**Directive**
Repeat all the material exactly; pictures stay out of your copy.

**Dataset content**
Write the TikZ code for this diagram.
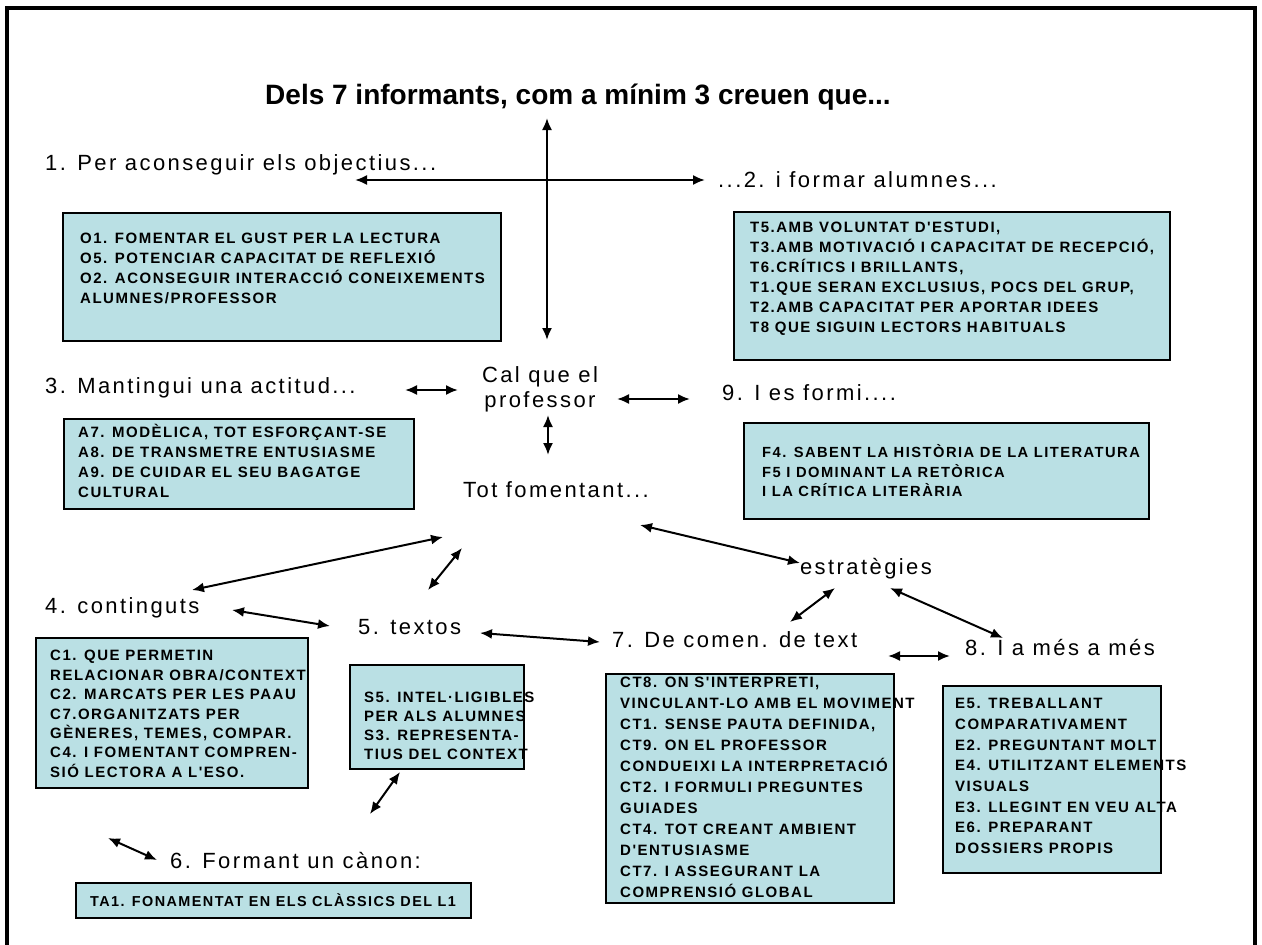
\documentclass[tikz,border=0pt]{standalone}
\usepackage{fontspec}
\setmainfont{Liberation Sans}
\newfontfamily\labfont[LetterSpace=11]{Liberation Sans}
\newfontfamily\capsfont[LetterSpace=10]{Liberation Sans}
\usetikzlibrary{arrows.meta,calc}
\definecolor{boxfill}{RGB}{186,224,228}
\begin{document}
\begin{tikzpicture}[x=1pt,y=-1pt,
  lab/.style={font=\labfont\fontsize{22}{26}\selectfont, inner sep=0pt},
  heading/.style={font=\bfseries\fontsize{28}{32}\selectfont, inner sep=0pt},
  panel/.style={draw=black, line width=2pt, fill=boxfill, inner sep=0pt, anchor=north west},
  paneltext/.style={font=\capsfont\bfseries\fontsize{15}{20}\selectfont, align=left, inner sep=0pt, anchor=west},
  link/.style={line width=2pt, {Latex[length=12pt,width=10pt]}-{Latex[length=12pt,width=10pt]}},
]
\useasboundingbox (0,0) rectangle (1262,945);
\fill[white] (0,0) rectangle (1262,945);
% frame
\draw[line width=4pt] (7,945) -- (7,8) -- (1255,8) -- (1255,945);

% heading and labels
\node[heading] (title) at (578,97) {Dels 7 informants, com a mínim 3 creuen que...};
\node[lab, anchor=west] (l1) at (45,165) {1. Per aconseguir els objectius...};
\node[lab, anchor=west] (l2) at (718,180) {...2. i formar alumnes...};
\node[lab, anchor=west] (l3) at (45,388) {3. Mantingui una actitud...};
\node[lab, align=center] (cal) at (540,389) {Cal que el\\[-1pt]professor};
\node[lab, anchor=west] (l9) at (722,393) {9. I es formi....};
\node[lab] (tot) at (556,490) {Tot fomentant...};
\node[lab] (estr) at (866,569) {estratègies};
\node[lab, anchor=west] (l4) at (45,608) {4. continguts};
\node[lab, anchor=west] (l5) at (358,627) {5. textos};
\node[lab, anchor=west] (l7) at (612,640) {7. De comen. de text};
\node[lab, anchor=west] (l8) at (965,648) {8. I a més a més};
\node[lab, anchor=west] (l6) at (170,860) {6. Formant un cànon:};

% panels
\node[panel, minimum width=438pt, minimum height=128pt] (po) at (62,212) {};
\node[paneltext] (to) at (80,268) {O1. FOMENTAR EL GUST PER LA LECTURA\\O5. POTENCIAR CAPACITAT DE REFLEXIÓ\\O2. ACONSEGUIR INTERACCIÓ CONEIXEMENTS\\ALUMNES/PROFESSOR};

\node[panel, minimum width=436pt, minimum height=148pt] (pt) at (733,211) {};
\node[paneltext] (tt) at (750,279) {T5.AMB VOLUNTAT D'ESTUDI,\\T3.AMB MOTIVACIÓ I CAPACITAT DE RECEPCIÓ,\\T6.CRÍTICS I BRILLANTS,\\T1.QUE SERAN EXCLUSIUS, POCS DEL GRUP,\\T2.AMB CAPACITAT PER APORTAR IDEES\\T8 QUE SIGUIN LECTORS HABITUALS};

\node[panel, minimum width=350pt, minimum height=90pt] (pa) at (63,418) {};
\node[paneltext] (ta) at (78,461) {A7. MODÈLICA, TOT ESFORÇANT-SE\\A8. DE TRANSMETRE ENTUSIASME\\A9. DE CUIDAR EL SEU BAGATGE\\CULTURAL};

\node[panel, minimum width=405pt, minimum height=96pt] (pf) at (743,422) {};
\node[paneltext, font=\capsfont\bfseries\fontsize{14.7}{19.5}\selectfont] (tf) at (762,471) {F4. SABENT LA HISTÒRIA DE LA LITERATURA\\F5 I DOMINANT LA RETÒRICA\\I LA CRÍTICA LITERÀRIA};

\node[panel, minimum width=272pt, minimum height=150pt] (pc) at (35,637) {};
\node[paneltext, font=\capsfont\bfseries\fontsize{15}{19.4}\selectfont] (tc) at (50,714) {C1. QUE PERMETIN\\RELACIONAR OBRA/CONTEXT\\C2. MARCATS PER LES PAAU\\C7.ORGANITZATS PER\\GÈNERES, TEMES, COMPAR.\\C4. I FOMENTANT COMPREN-\\SIÓ LECTORA A L'ESO.};

\node[panel, minimum width=174pt, minimum height=104pt] (ps) at (349,664) {};
\node[paneltext, font=\capsfont\bfseries\fontsize{15}{19}\selectfont] (ts) at (364,726) {S5. INTEL·LIGIBLES\\PER ALS ALUMNES\\S3. REPRESENTA-\\TIUS DEL CONTEXT};

\node[panel, minimum width=288pt, minimum height=229pt] (pct) at (605,673) {};
\node[paneltext, font=\capsfont\bfseries\fontsize{15}{21}\selectfont] (tct) at (620,787) {CT8. ON S'INTERPRETI,\\VINCULANT-LO AMB EL MOVIMENT\\CT1. SENSE PAUTA DEFINIDA,\\CT9. ON EL PROFESSOR\\CONDUEIXI LA INTERPRETACIÓ\\CT2. I FORMULI PREGUNTES\\GUIADES\\CT4. TOT CREANT AMBIENT\\D'ENTUSIASME\\CT7. I ASSEGURANT LA\\COMPRENSIÓ GLOBAL};

\node[panel, minimum width=218pt, minimum height=187pt] (pe) at (942,685) {};
\node[paneltext, font=\capsfont\bfseries\fontsize{15}{20.7}\selectfont] (te) at (955,776) {E5. TREBALLANT\\COMPARATIVAMENT\\E2. PREGUNTANT MOLT\\E4. UTILITZANT ELEMENTS\\VISUALS\\E3. LLEGINT EN VEU ALTA\\E6. PREPARANT\\DOSSIERS PROPIS};

\node[panel, minimum width=395pt, minimum height=35pt] (pta) at (75,882) {};
\node[paneltext, font=\capsfont\bfseries\fontsize{14.4}{20}\selectfont] (tta) at (90,900) {TA1. FONAMENTAT EN ELS CLÀSSICS DEL L1};

% connector ends
\coordinate (vtop) at (547,118);
\coordinate (vbot) at (547,340);
\coordinate (hl) at (355,180);
\coordinate (hr) at (705,180);
\coordinate (c3a) at (405,390);  \coordinate (c3b) at (458,390);
\coordinate (c9a) at (617,399);  \coordinate (c9b) at (690,399);
\coordinate (cta) at (548,415);  \coordinate (ctb) at (548,455);
\coordinate (t4a) at (443,537);  \coordinate (t4b) at (192,590);
\coordinate (t5a) at (462,548);  \coordinate (t5b) at (428,590);
\coordinate (tea) at (640,525);  \coordinate (teb) at (800,563);
\coordinate (e7a) at (835,588);  \coordinate (e7b) at (790,622);
\coordinate (e8a) at (890,588);  \coordinate (e8b) at (1003,638);
\coordinate (f45a) at (232,610); \coordinate (f45b) at (330,626);
\coordinate (f57a) at (480,633); \coordinate (f57b) at (600,642);
\coordinate (f78a) at (888,656); \coordinate (f78b) at (950,656);
\coordinate (c6a) at (108,838);  \coordinate (c6b) at (157,860);
\coordinate (s6a) at (400,772);  \coordinate (s6b) at (370,814);

\draw[link] (vtop) -- (vbot);
\draw[link] (hl) -- (hr);
\draw[link] (c3a) -- (c3b);
\draw[link] (c9a) -- (c9b);
\draw[link] (cta) -- (ctb);
\draw[link] (t4a) -- (t4b);
\draw[link] (t5a) -- (t5b);
\draw[link] (tea) -- (teb);
\draw[link] (e7a) -- (e7b);
\draw[link] (e8a) -- (e8b);
\draw[link] (f45a) -- (f45b);
\draw[link] (f57a) -- (f57b);
\draw[link] (f78a) -- (f78b);
\draw[link] (c6a) -- (c6b);
\draw[link] (s6a) -- (s6b);
\end{tikzpicture}
\end{document}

**Solved problem**
Write the TikZ code for this diagram.
\documentclass[tikz,border=0pt]{standalone}
\usepackage{fontspec}
\setmainfont{Liberation Sans}
\newfontfamily\labfont[LetterSpace=11]{Liberation Sans}
\newfontfamily\capsfont[LetterSpace=10]{Liberation Sans}
\usetikzlibrary{arrows.meta,calc}
\definecolor{boxfill}{RGB}{186,224,228}
\begin{document}
\begin{tikzpicture}[x=1pt,y=-1pt,
  lab/.style={font=\labfont\fontsize{22}{26}\selectfont, inner sep=0pt},
  heading/.style={font=\bfseries\fontsize{28}{32}\selectfont, inner sep=0pt},
  panel/.style={draw=black, line width=2pt, fill=boxfill, inner sep=0pt, anchor=north west},
  paneltext/.style={font=\capsfont\bfseries\fontsize{15}{20}\selectfont, align=left, inner sep=0pt, anchor=west},
  link/.style={line width=2pt, {Latex[length=12pt,width=10pt]}-{Latex[length=12pt,width=10pt]}},
]
\useasboundingbox (0,0) rectangle (1262,945);
\fill[white] (0,0) rectangle (1262,945);
% frame
\draw[line width=4pt] (7,945) -- (7,8) -- (1255,8) -- (1255,945);

% heading and labels
\node[heading] (title) at (578,97) {Dels 7 informants, com a mínim 3 creuen que...};
\node[lab, anchor=west] (l1) at (45,165) {1. Per aconseguir els objectius...};
\node[lab, anchor=west] (l2) at (718,180) {...2. i formar alumnes...};
\node[lab, anchor=west] (l3) at (45,388) {3. Mantingui una actitud...};
\node[lab, align=center] (cal) at (540,389) {Cal que el\\[-1pt]professor};
\node[lab, anchor=west] (l9) at (722,393) {9. I es formi....};
\node[lab] (tot) at (556,490) {Tot fomentant...};
\node[lab] (estr) at (866,569) {estratègies};
\node[lab, anchor=west] (l4) at (45,608) {4. continguts};
\node[lab, anchor=west] (l5) at (358,627) {5. textos};
\node[lab, anchor=west] (l7) at (612,640) {7. De comen. de text};
\node[lab, anchor=west] (l8) at (965,648) {8. I a més a més};
\node[lab, anchor=west] (l6) at (170,860) {6. Formant un cànon:};

% panels
\node[panel, minimum width=438pt, minimum height=128pt] (po) at (62,212) {};
\node[paneltext] (to) at (80,268) {O1. FOMENTAR EL GUST PER LA LECTURA\\O5. POTENCIAR CAPACITAT DE REFLEXIÓ\\O2. ACONSEGUIR INTERACCIÓ CONEIXEMENTS\\ALUMNES/PROFESSOR};

\node[panel, minimum width=436pt, minimum height=148pt] (pt) at (733,211) {};
\node[paneltext] (tt) at (750,279) {T5.AMB VOLUNTAT D'ESTUDI,\\T3.AMB MOTIVACIÓ I CAPACITAT DE RECEPCIÓ,\\T6.CRÍTICS I BRILLANTS,\\T1.QUE SERAN EXCLUSIUS, POCS DEL GRUP,\\T2.AMB CAPACITAT PER APORTAR IDEES\\T8 QUE SIGUIN LECTORS HABITUALS};

\node[panel, minimum width=350pt, minimum height=90pt] (pa) at (63,418) {};
\node[paneltext] (ta) at (78,461) {A7. MODÈLICA, TOT ESFORÇANT-SE\\A8. DE TRANSMETRE ENTUSIASME\\A9. DE CUIDAR EL SEU BAGATGE\\CULTURAL};

\node[panel, minimum width=405pt, minimum height=96pt] (pf) at (743,422) {};
\node[paneltext, font=\capsfont\bfseries\fontsize{14.7}{19.5}\selectfont] (tf) at (762,471) {F4. SABENT LA HISTÒRIA DE LA LITERATURA\\F5 I DOMINANT LA RETÒRICA\\I LA CRÍTICA LITERÀRIA};

\node[panel, minimum width=272pt, minimum height=150pt] (pc) at (35,637) {};
\node[paneltext, font=\capsfont\bfseries\fontsize{15}{19.4}\selectfont] (tc) at (50,714) {C1. QUE PERMETIN\\RELACIONAR OBRA/CONTEXT\\C2. MARCATS PER LES PAAU\\C7.ORGANITZATS PER\\GÈNERES, TEMES, COMPAR.\\C4. I FOMENTANT COMPREN-\\SIÓ LECTORA A L'ESO.};

\node[panel, minimum width=174pt, minimum height=104pt] (ps) at (349,664) {};
\node[paneltext, font=\capsfont\bfseries\fontsize{15}{19}\selectfont] (ts) at (364,726) {S5. INTEL·LIGIBLES\\PER ALS ALUMNES\\S3. REPRESENTA-\\TIUS DEL CONTEXT};

\node[panel, minimum width=288pt, minimum height=229pt] (pct) at (605,673) {};
\node[paneltext, font=\capsfont\bfseries\fontsize{15}{21}\selectfont] (tct) at (620,787) {CT8. ON S'INTERPRETI,\\VINCULANT-LO AMB EL MOVIMENT\\CT1. SENSE PAUTA DEFINIDA,\\CT9. ON EL PROFESSOR\\CONDUEIXI LA INTERPRETACIÓ\\CT2. I FORMULI PREGUNTES\\GUIADES\\CT4. TOT CREANT AMBIENT\\D'ENTUSIASME\\CT7. I ASSEGURANT LA\\COMPRENSIÓ GLOBAL};

\node[panel, minimum width=218pt, minimum height=187pt] (pe) at (942,685) {};
\node[paneltext, font=\capsfont\bfseries\fontsize{15}{20.7}\selectfont] (te) at (955,776) {E5. TREBALLANT\\COMPARATIVAMENT\\E2. PREGUNTANT MOLT\\E4. UTILITZANT ELEMENTS\\VISUALS\\E3. LLEGINT EN VEU ALTA\\E6. PREPARANT\\DOSSIERS PROPIS};

\node[panel, minimum width=395pt, minimum height=35pt] (pta) at (75,882) {};
\node[paneltext, font=\capsfont\bfseries\fontsize{14.4}{20}\selectfont] (tta) at (90,900) {TA1. FONAMENTAT EN ELS CLÀSSICS DEL L1};

% connector ends
\coordinate (vtop) at (547,118);
\coordinate (vbot) at (547,340);
\coordinate (hl) at (355,180);
\coordinate (hr) at (705,180);
\coordinate (c3a) at (405,390);  \coordinate (c3b) at (458,390);
\coordinate (c9a) at (617,399);  \coordinate (c9b) at (690,399);
\coordinate (cta) at (548,415);  \coordinate (ctb) at (548,455);
\coordinate (t4a) at (443,537);  \coordinate (t4b) at (192,590);
\coordinate (t5a) at (462,548);  \coordinate (t5b) at (428,590);
\coordinate (tea) at (640,525);  \coordinate (teb) at (800,563);
\coordinate (e7a) at (835,588);  \coordinate (e7b) at (790,622);
\coordinate (e8a) at (890,588);  \coordinate (e8b) at (1003,638);
\coordinate (f45a) at (232,610); \coordinate (f45b) at (330,626);
\coordinate (f57a) at (480,633); \coordinate (f57b) at (600,642);
\coordinate (f78a) at (888,656); \coordinate (f78b) at (950,656);
\coordinate (c6a) at (108,838);  \coordinate (c6b) at (157,860);
\coordinate (s6a) at (400,772);  \coordinate (s6b) at (370,814);

\draw[link] (vtop) -- (vbot);
\draw[link] (hl) -- (hr);
\draw[link] (c3a) -- (c3b);
\draw[link] (c9a) -- (c9b);
\draw[link] (cta) -- (ctb);
\draw[link] (t4a) -- (t4b);
\draw[link] (t5a) -- (t5b);
\draw[link] (tea) -- (teb);
\draw[link] (e7a) -- (e7b);
\draw[link] (e8a) -- (e8b);
\draw[link] (f45a) -- (f45b);
\draw[link] (f57a) -- (f57b);
\draw[link] (f78a) -- (f78b);
\draw[link] (c6a) -- (c6b);
\draw[link] (s6a) -- (s6b);
\end{tikzpicture}
\end{document}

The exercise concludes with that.